東京八王子市立 多賀保育園年長絵画安藤 晃典
三重四日市市立 常磐西小学校6平和学習森本 季依奈

「思い描く未来」

 広島を襲った原爆が、何万人もの命を奪ったのは、たった八十年前のことだ。
 私たちは毎年、慰霊の日に戦争について学ぶ。沢山の人々の命を奪った戦争。人々の命を奪った戦争について考えていると、心苦しい気持ちになる。
 しかし、「夾竹桃物語」を読んで、奪われた命が人間だけでないことに初めて気づかされた。植物たち、動物たちの命は、人間の戦争によって奪われたのだ。私たちは、ただ死んでいく「動植物の命」には目も向けず「人間の命の重さ」だけを考えていたのだ。
 物語にでてきた犬たちは、自分を犠牲にしてまでキョウチクトウを助けていた。自分も死んでしまうかもしれない状況で、「生きたい」という気持ちもあったはずだ。私だったら、自分の命を守ることに精一杯で何もすることができないと思う。だからこそ犬たちの必死な行動に深く、感銘を受けた。
 人間は、自分中心で物事を考えてしまい、物語の犬のようには、誰かの「助けて」に気づくことができない。だが、本来地球上の生命は全て等しく、共に生きている仲間なのだ。
「わすれていてごめんね・・・。」
少年は相手を知ろうとし、思いやりの心があったからこそ植物たちや動物たちの思いに気づけたのだろう。この物語の少年が、私たちが忘れていたことを教えてくれたのだ。
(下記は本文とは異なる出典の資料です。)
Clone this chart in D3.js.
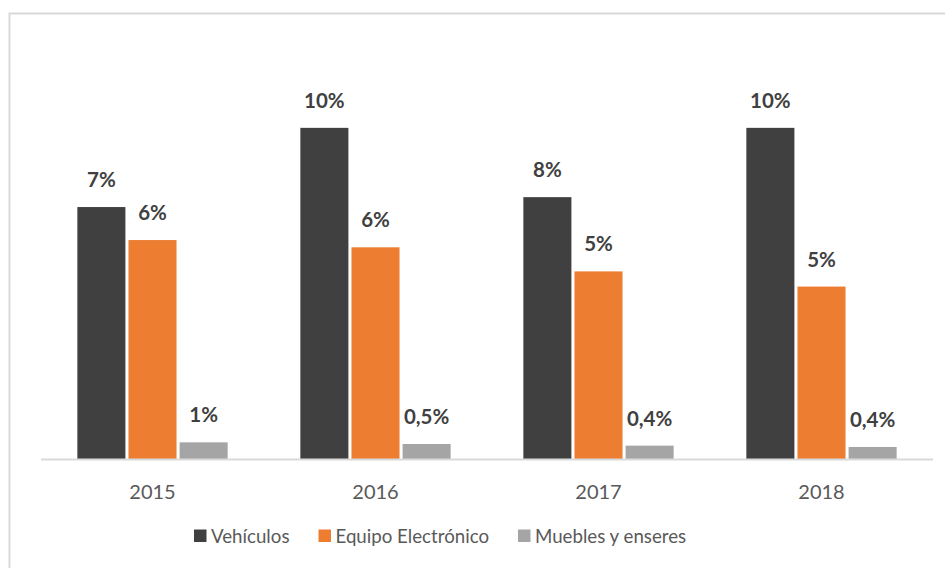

 平和とは地球の生きとし生けるものが自分の人生を全うし「思い描く未来」を作れる世の事だ。少年のように影で隠れている生命の思いに「耳を傾ける」ことのできる人間になりたいと私は強く思った。私たちは、「人間が奪った全ての命」を忘れてはいけない。
 互いを深く知り、視野を広くすることが今の私たちにできるもっとも重要なことなのだと思う。地球上の生命は全て等しく、戦争で起こった悲劇が「人間だけでない」ことを忘れてはいけない。「思い描く未来」のために。